Em Cowards, terceiro álbum do Squid, o grupo nos conduz por uma sombria narrativa, transformando suas nove faixas em um labirinto repleto de monstros literais e figurativos, delírios canibais e caos político. Inspirados por livros como Tender is the Flesh, de Agustina Bazterrica, e na experiência do quinteto inglês durante turnês pelo mundo, o repertório constrói um pesadelo sonoro que atravessa paisagens urbanas decadentes e personalidades corrompidas. Cada faixa se desenrola como o fragmento de uma realidade perturbadora, na qual a maldade humana não apenas é real, mas se manifesta de formas absurdas e inescapáveis. O resultado é um disco que, mais do que narrar esses horrores, nos faz experimentá-los através de camadas instrumentais sufocantes e letras verborrágicas.
A banda nunca se acomodou em uma zona de conforto e sua evolução ao longo dos anos reflete essa inquietação. Em Bright Green Field (2021), o grupo retrata a Londres pós-Brexit como uma distopia, enquanto O Monolith (2023) mergulha no folclore do interior inglês como uma tentativa de ressignificar o presente. Com Cowards, a banda direciona seu foco para o indivíduo, adicionando reflexões pessoais sombrias aos comentários sociais. Essa mudança se reflete também na forma como as canções são estruturadas: enquanto os álbuns anteriores apostam em longos crescendos e momentos explosivos, aqui o grupo parece mais focado, condensando suas ideias em faixas mais diretas ao ponto (para o padrão do Squid, é claro), ainda que a instrumentação se expanda para lugares novos.

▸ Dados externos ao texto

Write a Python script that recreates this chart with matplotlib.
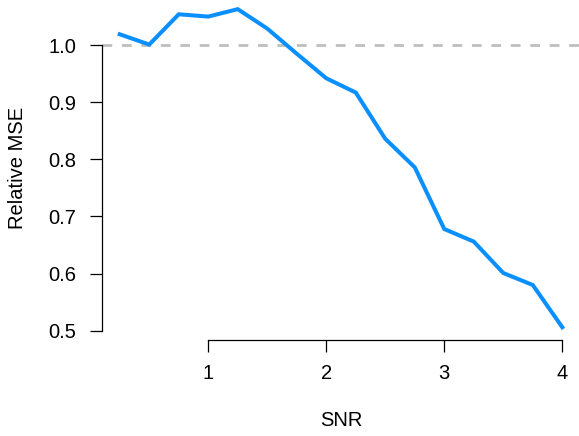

Musicalmente, o disco preserva a complexidade labiríntica do grupo, mas a embala de forma “menos estranha” e com um olhar minucioso para os detalhes. “Crispy Skin” abre o disco com sintetizadores cintilantes antes de desaguar em uma linha de baixo pulsante e baterias inquietas, enquanto “Cro-Magnon Man” é um dos momentos mais explosivos da obra, repleto de ganchos e instrumentais imprevisíveis. Já a dobradinha “Fieldworks I & II” mergulha em arranjos minimalistas de cordas e metais, evocando uma atmosfera ao mesmo tempo etérea e ameaçadora. “Blood on the Boulders” cresce a partir de ruído e tensão, refletindo em sua sonoridade a paranoia e frustração com a morte do Sonho Americano. Ao longo do álbum, Squid transforma o caos instrumental em narrativas sonoras densas, em que cada elemento — seja uma entrada inesperada de metais, cordas esparsas ou sintetizadores sufocantes — parece ter um papel essencial na construção desse universo distorcido.
Com Cowards, o Squid reafirma sua identidade experimental e consolida sua transição do pós-punk/krautrock inicial para um território mais vasto e imprevisível dentro do art rock. Se nos primeiros trabalhos havia a cidade e suas estruturas opressivas, agora a banda parece imersa em um pesadelo mais abstrato e existencial, em que o horror não está apenas na paisagem, mas na própria condição humana.